- BRIEF:
Return the material below in full and exactly.

start SUPPLIED MATERIAL

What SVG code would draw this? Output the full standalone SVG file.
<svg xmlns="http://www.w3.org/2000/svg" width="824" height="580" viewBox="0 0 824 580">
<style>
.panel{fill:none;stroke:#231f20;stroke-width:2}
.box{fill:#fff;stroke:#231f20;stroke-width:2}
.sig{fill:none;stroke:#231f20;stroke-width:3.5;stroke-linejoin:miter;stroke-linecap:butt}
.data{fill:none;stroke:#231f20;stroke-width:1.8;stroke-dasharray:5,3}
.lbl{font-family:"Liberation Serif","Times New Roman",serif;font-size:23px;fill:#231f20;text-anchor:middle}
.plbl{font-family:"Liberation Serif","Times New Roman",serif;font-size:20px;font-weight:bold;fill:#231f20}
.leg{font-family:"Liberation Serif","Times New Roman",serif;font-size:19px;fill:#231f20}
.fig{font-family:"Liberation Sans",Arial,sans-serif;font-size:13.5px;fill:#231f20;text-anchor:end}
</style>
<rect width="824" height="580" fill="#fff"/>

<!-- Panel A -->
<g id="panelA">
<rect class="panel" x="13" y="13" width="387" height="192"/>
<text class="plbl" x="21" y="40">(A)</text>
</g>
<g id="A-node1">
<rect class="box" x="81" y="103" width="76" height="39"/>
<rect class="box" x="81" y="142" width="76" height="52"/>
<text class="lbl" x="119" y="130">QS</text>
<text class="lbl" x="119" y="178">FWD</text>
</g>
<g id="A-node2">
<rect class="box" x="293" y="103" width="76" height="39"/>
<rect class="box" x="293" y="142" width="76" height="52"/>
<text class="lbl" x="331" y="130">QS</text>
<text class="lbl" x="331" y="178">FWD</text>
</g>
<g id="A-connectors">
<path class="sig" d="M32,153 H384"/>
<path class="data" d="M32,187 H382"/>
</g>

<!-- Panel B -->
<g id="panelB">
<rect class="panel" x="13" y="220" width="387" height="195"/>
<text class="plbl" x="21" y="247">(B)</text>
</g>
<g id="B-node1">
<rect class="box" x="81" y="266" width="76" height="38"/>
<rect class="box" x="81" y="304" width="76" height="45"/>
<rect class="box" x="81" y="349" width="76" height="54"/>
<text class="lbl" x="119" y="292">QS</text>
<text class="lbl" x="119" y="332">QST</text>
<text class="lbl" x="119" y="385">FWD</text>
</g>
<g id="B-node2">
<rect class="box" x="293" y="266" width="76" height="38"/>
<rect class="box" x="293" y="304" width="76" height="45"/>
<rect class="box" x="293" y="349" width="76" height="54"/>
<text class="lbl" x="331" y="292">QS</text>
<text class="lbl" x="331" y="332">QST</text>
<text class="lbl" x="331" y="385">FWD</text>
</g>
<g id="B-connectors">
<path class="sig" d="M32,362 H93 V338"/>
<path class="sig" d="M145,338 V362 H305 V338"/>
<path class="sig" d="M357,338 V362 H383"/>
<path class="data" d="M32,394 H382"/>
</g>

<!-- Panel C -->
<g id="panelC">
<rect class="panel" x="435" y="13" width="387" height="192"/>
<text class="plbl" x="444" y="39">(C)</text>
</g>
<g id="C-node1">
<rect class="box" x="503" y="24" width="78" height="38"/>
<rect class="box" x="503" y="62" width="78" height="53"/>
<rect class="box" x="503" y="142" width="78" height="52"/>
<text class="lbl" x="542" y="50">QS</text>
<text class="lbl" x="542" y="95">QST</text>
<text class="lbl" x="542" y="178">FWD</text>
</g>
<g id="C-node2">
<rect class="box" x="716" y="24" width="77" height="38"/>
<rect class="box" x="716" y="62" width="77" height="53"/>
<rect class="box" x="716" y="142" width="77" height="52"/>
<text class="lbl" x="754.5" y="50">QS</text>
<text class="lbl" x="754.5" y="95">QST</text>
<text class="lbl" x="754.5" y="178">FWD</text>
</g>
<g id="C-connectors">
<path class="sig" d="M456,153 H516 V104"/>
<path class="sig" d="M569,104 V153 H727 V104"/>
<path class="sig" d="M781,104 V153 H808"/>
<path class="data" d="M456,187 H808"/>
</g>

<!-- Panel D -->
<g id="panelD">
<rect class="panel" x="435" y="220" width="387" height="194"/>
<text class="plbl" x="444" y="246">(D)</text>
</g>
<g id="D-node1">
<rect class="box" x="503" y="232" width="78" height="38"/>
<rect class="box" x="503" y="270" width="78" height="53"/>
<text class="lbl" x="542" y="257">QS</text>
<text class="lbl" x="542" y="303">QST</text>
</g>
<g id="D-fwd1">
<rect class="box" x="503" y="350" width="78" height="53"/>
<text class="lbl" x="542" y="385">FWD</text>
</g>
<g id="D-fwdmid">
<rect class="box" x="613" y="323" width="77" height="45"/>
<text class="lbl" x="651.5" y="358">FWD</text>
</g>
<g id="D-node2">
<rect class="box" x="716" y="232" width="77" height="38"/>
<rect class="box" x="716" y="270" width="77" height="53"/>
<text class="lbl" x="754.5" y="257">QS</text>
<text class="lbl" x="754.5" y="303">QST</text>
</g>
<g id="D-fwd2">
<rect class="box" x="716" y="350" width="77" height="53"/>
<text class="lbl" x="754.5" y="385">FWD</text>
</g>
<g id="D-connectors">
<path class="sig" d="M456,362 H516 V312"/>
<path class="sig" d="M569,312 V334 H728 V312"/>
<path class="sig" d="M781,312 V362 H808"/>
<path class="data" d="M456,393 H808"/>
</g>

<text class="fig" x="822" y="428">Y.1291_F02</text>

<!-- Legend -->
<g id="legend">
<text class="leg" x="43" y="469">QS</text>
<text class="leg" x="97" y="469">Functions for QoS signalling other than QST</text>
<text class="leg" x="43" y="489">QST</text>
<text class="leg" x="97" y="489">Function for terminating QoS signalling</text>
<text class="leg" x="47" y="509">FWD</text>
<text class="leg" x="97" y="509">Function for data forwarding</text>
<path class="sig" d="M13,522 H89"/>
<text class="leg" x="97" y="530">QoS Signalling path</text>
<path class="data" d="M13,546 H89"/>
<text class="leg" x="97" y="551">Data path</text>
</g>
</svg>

end SUPPLIED MATERIAL

- SOLUTION FOR THIS EXERCISE:
What SVG code would draw this? Output the full standalone SVG file.
<svg xmlns="http://www.w3.org/2000/svg" width="824" height="580" viewBox="0 0 824 580">
<style>
.panel{fill:none;stroke:#231f20;stroke-width:2}
.box{fill:#fff;stroke:#231f20;stroke-width:2}
.sig{fill:none;stroke:#231f20;stroke-width:3.5;stroke-linejoin:miter;stroke-linecap:butt}
.data{fill:none;stroke:#231f20;stroke-width:1.8;stroke-dasharray:5,3}
.lbl{font-family:"Liberation Serif","Times New Roman",serif;font-size:23px;fill:#231f20;text-anchor:middle}
.plbl{font-family:"Liberation Serif","Times New Roman",serif;font-size:20px;font-weight:bold;fill:#231f20}
.leg{font-family:"Liberation Serif","Times New Roman",serif;font-size:19px;fill:#231f20}
.fig{font-family:"Liberation Sans",Arial,sans-serif;font-size:13.5px;fill:#231f20;text-anchor:end}
</style>
<rect width="824" height="580" fill="#fff"/>

<!-- Panel A -->
<g id="panelA">
<rect class="panel" x="13" y="13" width="387" height="192"/>
<text class="plbl" x="21" y="40">(A)</text>
</g>
<g id="A-node1">
<rect class="box" x="81" y="103" width="76" height="39"/>
<rect class="box" x="81" y="142" width="76" height="52"/>
<text class="lbl" x="119" y="130">QS</text>
<text class="lbl" x="119" y="178">FWD</text>
</g>
<g id="A-node2">
<rect class="box" x="293" y="103" width="76" height="39"/>
<rect class="box" x="293" y="142" width="76" height="52"/>
<text class="lbl" x="331" y="130">QS</text>
<text class="lbl" x="331" y="178">FWD</text>
</g>
<g id="A-connectors">
<path class="sig" d="M32,153 H384"/>
<path class="data" d="M32,187 H382"/>
</g>

<!-- Panel B -->
<g id="panelB">
<rect class="panel" x="13" y="220" width="387" height="195"/>
<text class="plbl" x="21" y="247">(B)</text>
</g>
<g id="B-node1">
<rect class="box" x="81" y="266" width="76" height="38"/>
<rect class="box" x="81" y="304" width="76" height="45"/>
<rect class="box" x="81" y="349" width="76" height="54"/>
<text class="lbl" x="119" y="292">QS</text>
<text class="lbl" x="119" y="332">QST</text>
<text class="lbl" x="119" y="385">FWD</text>
</g>
<g id="B-node2">
<rect class="box" x="293" y="266" width="76" height="38"/>
<rect class="box" x="293" y="304" width="76" height="45"/>
<rect class="box" x="293" y="349" width="76" height="54"/>
<text class="lbl" x="331" y="292">QS</text>
<text class="lbl" x="331" y="332">QST</text>
<text class="lbl" x="331" y="385">FWD</text>
</g>
<g id="B-connectors">
<path class="sig" d="M32,362 H93 V338"/>
<path class="sig" d="M145,338 V362 H305 V338"/>
<path class="sig" d="M357,338 V362 H383"/>
<path class="data" d="M32,394 H382"/>
</g>

<!-- Panel C -->
<g id="panelC">
<rect class="panel" x="435" y="13" width="387" height="192"/>
<text class="plbl" x="444" y="39">(C)</text>
</g>
<g id="C-node1">
<rect class="box" x="503" y="24" width="78" height="38"/>
<rect class="box" x="503" y="62" width="78" height="53"/>
<rect class="box" x="503" y="142" width="78" height="52"/>
<text class="lbl" x="542" y="50">QS</text>
<text class="lbl" x="542" y="95">QST</text>
<text class="lbl" x="542" y="178">FWD</text>
</g>
<g id="C-node2">
<rect class="box" x="716" y="24" width="77" height="38"/>
<rect class="box" x="716" y="62" width="77" height="53"/>
<rect class="box" x="716" y="142" width="77" height="52"/>
<text class="lbl" x="754.5" y="50">QS</text>
<text class="lbl" x="754.5" y="95">QST</text>
<text class="lbl" x="754.5" y="178">FWD</text>
</g>
<g id="C-connectors">
<path class="sig" d="M456,153 H516 V104"/>
<path class="sig" d="M569,104 V153 H727 V104"/>
<path class="sig" d="M781,104 V153 H808"/>
<path class="data" d="M456,187 H808"/>
</g>

<!-- Panel D -->
<g id="panelD">
<rect class="panel" x="435" y="220" width="387" height="194"/>
<text class="plbl" x="444" y="246">(D)</text>
</g>
<g id="D-node1">
<rect class="box" x="503" y="232" width="78" height="38"/>
<rect class="box" x="503" y="270" width="78" height="53"/>
<text class="lbl" x="542" y="257">QS</text>
<text class="lbl" x="542" y="303">QST</text>
</g>
<g id="D-fwd1">
<rect class="box" x="503" y="350" width="78" height="53"/>
<text class="lbl" x="542" y="385">FWD</text>
</g>
<g id="D-fwdmid">
<rect class="box" x="613" y="323" width="77" height="45"/>
<text class="lbl" x="651.5" y="358">FWD</text>
</g>
<g id="D-node2">
<rect class="box" x="716" y="232" width="77" height="38"/>
<rect class="box" x="716" y="270" width="77" height="53"/>
<text class="lbl" x="754.5" y="257">QS</text>
<text class="lbl" x="754.5" y="303">QST</text>
</g>
<g id="D-fwd2">
<rect class="box" x="716" y="350" width="77" height="53"/>
<text class="lbl" x="754.5" y="385">FWD</text>
</g>
<g id="D-connectors">
<path class="sig" d="M456,362 H516 V312"/>
<path class="sig" d="M569,312 V334 H728 V312"/>
<path class="sig" d="M781,312 V362 H808"/>
<path class="data" d="M456,393 H808"/>
</g>

<text class="fig" x="822" y="428">Y.1291_F02</text>

<!-- Legend -->
<g id="legend">
<text class="leg" x="43" y="469">QS</text>
<text class="leg" x="97" y="469">Functions for QoS signalling other than QST</text>
<text class="leg" x="43" y="489">QST</text>
<text class="leg" x="97" y="489">Function for terminating QoS signalling</text>
<text class="leg" x="47" y="509">FWD</text>
<text class="leg" x="97" y="509">Function for data forwarding</text>
<path class="sig" d="M13,522 H89"/>
<text class="leg" x="97" y="530">QoS Signalling path</text>
<path class="data" d="M13,546 H89"/>
<text class="leg" x="97" y="551">Data path</text>
</g>
</svg>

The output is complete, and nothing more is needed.